--- DATASET CONTENT ---
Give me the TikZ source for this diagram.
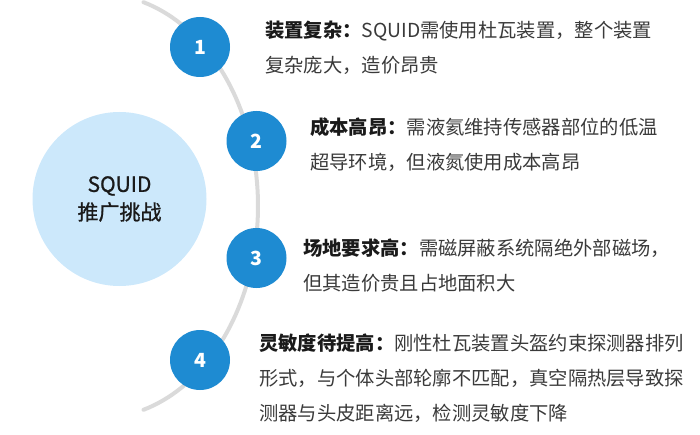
\documentclass[tikz,border=0pt]{standalone}
\usepackage{fontspec}
\setmainfont{Noto Sans CJK SC}
\newfontfamily\corefont{Noto Sans CJK SC}[FakeBold=0.9]
\usetikzlibrary{positioning}
\definecolor{numblue}{HTML}{1E8BD2}
\definecolor{corefill}{HTML}{CCE8FB}
\definecolor{arcgray}{HTML}{DADADA}
\definecolor{bodytext}{HTML}{3A3A3A}
\definecolor{headtext}{HTML}{1A1A1A}

\begin{document}
\begin{tikzpicture}[x=1pt, y=-1pt,
  every node/.style={inner sep=0pt},
  numdot/.style={circle, fill=numblue, minimum size=60pt, text=white,
    font=\fontsize{19.5}{19.5}\selectfont\bfseries},
  infotext/.style={anchor=west, align=left, text=bodytext,
    font=\fontsize{19.3}{35}\selectfont}]
  \useasboundingbox (0,0) rectangle (700,435);

  % Guide arc (behind the points)
  \draw[arcgray, line width=4pt, line cap=round]
    plot[domain=-74:74, samples=80] ({100+158*cos(\x)}, {206+212*sin(\x)});

  % Core circle
  \node[circle, fill=corefill, minimum size=174pt, align=center, text=headtext,
    font=\corefont\fontsize{21}{28}\selectfont] (core) at (119.5,199) {SQUID\\推广挑战};

  % Numbered points
  \node[numdot] (n1) at (200,47) {1};
  \node[numdot] (n2) at (256.5,141) {2};
  \node[numdot] (n3) at (256.5,258) {3};
  \node[numdot] (n4) at (200,360) {4};

  % Challenge texts
  \node[infotext] (t1) at (265,47.75)
    {\textbf{\color{headtext}装置复杂：}SQUID需使用杜瓦装置，整个装置\\复杂庞大，造价昂贵};
  \node[infotext] (t2) at (310,144.5)
    {\textbf{\color{headtext}成本高昂：}需液氦维持传感器部位的低温\\超导环境，但液氮使用成本高昂};
  \node[infotext] (t3) at (303,265.5)
    {\textbf{\color{headtext}场地要求高：}需磁屏蔽系统隔绝外部磁场，\\但其造价贵且占地面积大};
  \node[infotext] (t4) at (259,378)
    {\textbf{\color{headtext}灵敏度待提高：}刚性杜瓦装置头盔约束探测器排列\\形式，与个体头部轮廓不匹配，真空隔热层导致探\\测器与头皮距离远，检测灵敏度下降};

\end{tikzpicture}
\end{document}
---
(SHORT TASK): All of the lines above should be retyped precisely, apart from the pictures.

(OUTPUT FOR THIS TASK):
Give me the TikZ source for this diagram.
\documentclass[tikz,border=0pt]{standalone}
\usepackage{fontspec}
\setmainfont{Noto Sans CJK SC}
\newfontfamily\corefont{Noto Sans CJK SC}[FakeBold=0.9]
\usetikzlibrary{positioning}
\definecolor{numblue}{HTML}{1E8BD2}
\definecolor{corefill}{HTML}{CCE8FB}
\definecolor{arcgray}{HTML}{DADADA}
\definecolor{bodytext}{HTML}{3A3A3A}
\definecolor{headtext}{HTML}{1A1A1A}

\begin{document}
\begin{tikzpicture}[x=1pt, y=-1pt,
  every node/.style={inner sep=0pt},
  numdot/.style={circle, fill=numblue, minimum size=60pt, text=white,
    font=\fontsize{19.5}{19.5}\selectfont\bfseries},
  infotext/.style={anchor=west, align=left, text=bodytext,
    font=\fontsize{19.3}{35}\selectfont}]
  \useasboundingbox (0,0) rectangle (700,435);

  % Guide arc (behind the points)
  \draw[arcgray, line width=4pt, line cap=round]
    plot[domain=-74:74, samples=80] ({100+158*cos(\x)}, {206+212*sin(\x)});

  % Core circle
  \node[circle, fill=corefill, minimum size=174pt, align=center, text=headtext,
    font=\corefont\fontsize{21}{28}\selectfont] (core) at (119.5,199) {SQUID\\推广挑战};

  % Numbered points
  \node[numdot] (n1) at (200,47) {1};
  \node[numdot] (n2) at (256.5,141) {2};
  \node[numdot] (n3) at (256.5,258) {3};
  \node[numdot] (n4) at (200,360) {4};

  % Challenge texts
  \node[infotext] (t1) at (265,47.75)
    {\textbf{\color{headtext}装置复杂：}SQUID需使用杜瓦装置，整个装置\\复杂庞大，造价昂贵};
  \node[infotext] (t2) at (310,144.5)
    {\textbf{\color{headtext}成本高昂：}需液氦维持传感器部位的低温\\超导环境，但液氮使用成本高昂};
  \node[infotext] (t3) at (303,265.5)
    {\textbf{\color{headtext}场地要求高：}需磁屏蔽系统隔绝外部磁场，\\但其造价贵且占地面积大};
  \node[infotext] (t4) at (259,378)
    {\textbf{\color{headtext}灵敏度待提高：}刚性杜瓦装置头盔约束探测器排列\\形式，与个体头部轮廓不匹配，真空隔热层导致探\\测器与头皮距离远，检测灵敏度下降};

\end{tikzpicture}
\end{document}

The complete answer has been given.